Peer Review Pressure
Thursday, June 28th, 2007In recent debates about climate, pollution, trade deficits, and the like, we - and by this I mean you and me, kemosabi - sometimes get hit with challenges like this: “Well, that’s what this scientist recently said in a peer-reviewed journal article. No reputable scientists agree with you,” blah blah blah.
As arguments from authority go, it can be devastating.
But, as economist Robert Higgs recently argued for the Independent Institute, peer reviewed journals don’t make perfect science by magic.
Higgs himself has a long career of being one of those peer reviewers, for more than 30 journals. And he insists that “Peer review . . . varies from being an important control, where the editors and the referees are competent and responsible, to being a complete farce, where they are not.”
His essay on the process is an eye-opener. He describes how an editor can get any article nixed, no problem. And favor a different article, too, almost regardless of merit.

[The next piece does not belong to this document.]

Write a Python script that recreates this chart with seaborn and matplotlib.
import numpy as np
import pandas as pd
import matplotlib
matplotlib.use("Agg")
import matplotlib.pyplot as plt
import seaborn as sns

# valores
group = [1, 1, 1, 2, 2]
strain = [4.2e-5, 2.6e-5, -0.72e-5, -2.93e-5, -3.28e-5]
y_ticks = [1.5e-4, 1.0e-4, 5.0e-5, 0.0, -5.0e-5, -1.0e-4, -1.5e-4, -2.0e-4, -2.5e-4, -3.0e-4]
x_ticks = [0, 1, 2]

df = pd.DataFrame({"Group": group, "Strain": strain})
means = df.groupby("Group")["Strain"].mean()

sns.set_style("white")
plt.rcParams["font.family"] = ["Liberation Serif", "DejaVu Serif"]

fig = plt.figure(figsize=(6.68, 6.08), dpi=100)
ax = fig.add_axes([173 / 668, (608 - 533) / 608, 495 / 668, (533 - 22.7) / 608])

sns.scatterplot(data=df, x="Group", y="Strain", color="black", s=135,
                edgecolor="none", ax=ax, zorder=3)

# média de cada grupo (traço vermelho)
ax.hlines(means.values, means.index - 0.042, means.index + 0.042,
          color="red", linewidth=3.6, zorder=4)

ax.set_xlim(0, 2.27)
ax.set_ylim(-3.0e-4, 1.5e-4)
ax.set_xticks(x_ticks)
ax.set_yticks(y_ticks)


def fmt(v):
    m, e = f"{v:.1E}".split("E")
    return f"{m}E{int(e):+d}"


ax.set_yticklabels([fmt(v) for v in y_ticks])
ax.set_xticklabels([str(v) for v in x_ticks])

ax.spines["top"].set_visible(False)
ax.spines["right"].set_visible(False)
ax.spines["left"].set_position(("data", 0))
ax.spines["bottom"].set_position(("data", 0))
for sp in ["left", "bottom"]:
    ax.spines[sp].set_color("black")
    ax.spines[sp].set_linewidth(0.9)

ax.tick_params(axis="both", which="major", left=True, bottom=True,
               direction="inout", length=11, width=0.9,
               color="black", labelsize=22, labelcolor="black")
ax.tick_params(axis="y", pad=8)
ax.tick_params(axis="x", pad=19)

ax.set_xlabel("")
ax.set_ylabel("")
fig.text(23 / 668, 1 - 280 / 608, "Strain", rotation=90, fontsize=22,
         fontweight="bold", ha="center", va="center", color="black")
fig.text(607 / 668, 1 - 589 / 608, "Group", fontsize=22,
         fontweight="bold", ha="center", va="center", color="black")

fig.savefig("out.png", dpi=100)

And he notes that in many fields, research is done with government grants, and this process by no means ensures incorruptible research.
His advice? Don’t give up your own expertise. And what is that? Your own judgment and values and risk preference. At the very most, a scientist is only qualifed to talk about his science. Not policy.
So never give ground merely under pressure of cited peer review article. As peer pressure goes, it’s far from infallible.
This is Common Sense. I’m Paul Jacob.